I have a dead hard drive that is out of warranty. Is there anything I can do besides recycle it?
All My Drives are Down ‘n Dead
Photo by ArtMast.
Dear Down ‘n Dead,
You’re in luck. While your hard drive may be dead to its original function you can harvest parts from it for all sorts of fun and interesting DIY projects.
Before we delve into gutting your hard drive and repurposing its guts, let’s talk data security. While you didn’t specify what “dead hard drive” means, we’ll assume this means the disk is inoperable and any means of recovering the disk for use using software have failed. If the disk has truly sensitive data on it—data worth enough that someone would invest significant time and energy in recovering it—the only safe thing to do is to reference the Symphony of Destruction portion of our guide to properly erasing your physical media. If, on the other hand, the disk was mostly populated with your bootleg Bon Jovi concert rips, it’s ripe for all manner of DIY projects.
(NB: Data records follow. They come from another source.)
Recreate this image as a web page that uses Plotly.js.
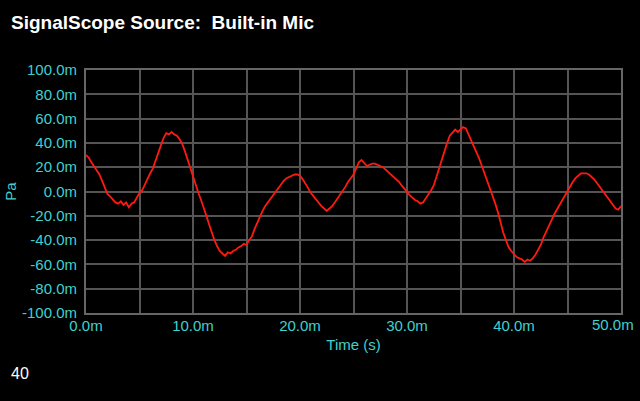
<!DOCTYPE html>
<html><head><meta charset="utf-8">
<script src="https://cdn.plot.ly/plotly-3.0.1.min.js"></script>
<style>html,body{margin:0;padding:0;background:#000;}#chart{width:640px;height:401px;}</style>
</head><body><div id="chart"></div>
<script>
// time step 0.25 ms, values in mPa
const timeStepMs = 0.25;
const pressureMilliPa = [
30,28,24,21,17,14,9,4,-2,-4,-7,-9,-10,-8,-11,-9,-13,-10,-9,-5,
-1,1,6,10,15,19,26,32,38,44,48,47,49,47,46,43,39,33,26,19,
12,6,-1,-7,-13,-20,-27,-34,-40,-45,-49,-51,-53,-50,-51,-49,-48,-46,-45,-43,
-44,-40,-37,-31,-26,-20,-16,-12,-9,-5,-2,1,4,7,9,11,12,13,14,14,
13,10,7,3,-1,-4,-7,-10,-12,-14,-16,-14,-12,-9,-6,-3,1,4,8,11,
14,19,24,26,23,21,22,23,23,22,21,20,18,16,14,12,10,8,5,2,
-1,-3,-5,-7,-8,-10,-9,-6,-3,1,5,12,20,27,34,40,46,49,51,49,
51,53,52,47,43,38,33,27,21,15,9,3,-3,-10,-17,-26,-34,-40,-46,-49,
-52,-54,-55,-56,-58,-56,-57,-55,-52,-48,-44,-38,-33,-28,-24,-19,-15,-11,-7,-4,
0,4,8,11,13,15,15,15,14,12,10,7,4,1,-2,-5,-8,-11,-14,-15,
-12
];
const xTickVals = [0,5,10,15,20,25,30,35,40,45,50];
const xTickText = ["0.0m","","10.0m","","20.0m","","30.0m","","40.0m","",""];
const xLastTickText = "50.0m";
const yTickVals = [100,80,60,40,20,0,-20,-40,-60,-80,-100];
const yTickText = ["100.0m","80.0m","60.0m","40.0m","20.0m","0.0m","-20.0m","-40.0m","-60.0m","-80.0m","-100.0m"];
const titleText = "SignalScope Source:\u00a0 Built-in Mic";
const xTitle = "Time (s)";
const yTitle = "Pa";
const pageLabel = "40";

const timeMs = pressureMilliPa.map((_, i) => i * timeStepMs);
const cyan = "#3fd0d0";
const gridCol = "#555555";

Plotly.newPlot("chart", [{
  x: timeMs, y: pressureMilliPa, type: "scatter", mode: "lines",
  line: {color: "#ff1a10", width: 1.8}, hoverinfo: "skip", cliponaxis: true
}], {
  width: 640, height: 401, autosize: false,
  paper_bgcolor: "#000", plot_bgcolor: "#000",
  margin: {l: 86, r: 19, t: 70, b: 88, autoexpand: false},
  showlegend: false,
  font: {family: "Liberation Sans, Arial, sans-serif", color: cyan, size: 15},
  title: {text: "<b>" + titleText + "</b>", x: 11/640, xref: "container", xanchor: "left", y: 1 - 22/401, yref: "container", yanchor: "middle",
          font: {size: 19, color: "#ffffff", family: "Liberation Sans, Arial, sans-serif"}},
  xaxis: {
    range: [0, 50], autorange: false, tickmode: "array", tickvals: xTickVals, ticktext: xTickText,
    showgrid: true, gridcolor: gridCol, gridwidth: 2, zeroline: false,
    showline: true, linecolor: "#666", linewidth: 2, mirror: true, ticks: "",
    tickfont: {color: cyan, size: 15}, ticklabelstandoff: -2,
    title: {text: xTitle, font: {color: cyan, size: 15}, standoff: 6}
  },
  yaxis: {
    range: [-100, 100], autorange: false, tickmode: "array", tickvals: yTickVals, ticktext: yTickText,
    showgrid: true, gridcolor: gridCol, gridwidth: 2, zeroline: false,
    showline: true, linecolor: "#666", linewidth: 2, mirror: true, ticks: "",
    tickfont: {color: cyan, size: 15}, ticklabelstandoff: 4,
    title: {text: yTitle, font: {color: cyan, size: 15}, standoff: 2}
  },
  annotations: [{
    text: pageLabel, xref: "paper", yref: "paper", x: -0.143, y: -0.25,
    xanchor: "left", yanchor: "middle", showarrow: false,
    font: {color: "#ffffff", size: 16, family: "Liberation Sans, Arial, sans-serif"}
  }, {
    text: xLastTickText, xref: "x", yref: "paper", x: xTickVals[xTickVals.length - 1], y: 0,
    xanchor: "right", yanchor: "top", xshift: 15, yshift: -1, showarrow: false,
    font: {color: cyan, size: 15, family: "Liberation Sans, Arial, sans-serif"}
  }]
}, {displayModeBar: false, staticPlot: true});
</script></body></html>
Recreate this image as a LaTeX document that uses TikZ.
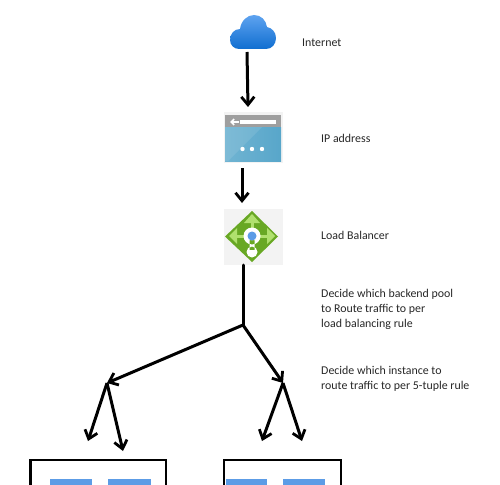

We’ve roughly ordered the following projects by the amount of effort and technical knowledge required to carry them out. At the start of the list you’ll need little more than basic tools and some patience. By the end of the list you’ll need to be comfortable with a soldering iron and working with electronics.
What Can I Do with a Dead Hard Drive?
Harvest Its Parts
One of the simplest things you can do with an old hard drive is harvest its magnets. Hard drives sport some super-powerful magnets that you can use for all sorts of things. The photo above shows a magnetic knife block made by carving recesses in a piece of wood for the hard drive magnets. Around the office we tend to just yank the magnets out of our old hard drives and use them for ultra-strong refrigerator magnets and to temporarily magnetize our tools when working with small parts.
While you’re gutting the hard drive, the platters are extremely polished and make pretty cool mirrors. Combine a platter with a hard drive magnet and you’ve got yourself a pretty awesome and geeky mini-mirror for your fridge, or your locker at the office or gym.
If you’re not interested in delving further into recycling the electronics inside, you could always turn the empty hard drive case into hidden safe. Not many thieves would care to root around in a bin of old electronics crap in your garage and even fewer would want to steal an old banged up hard drive.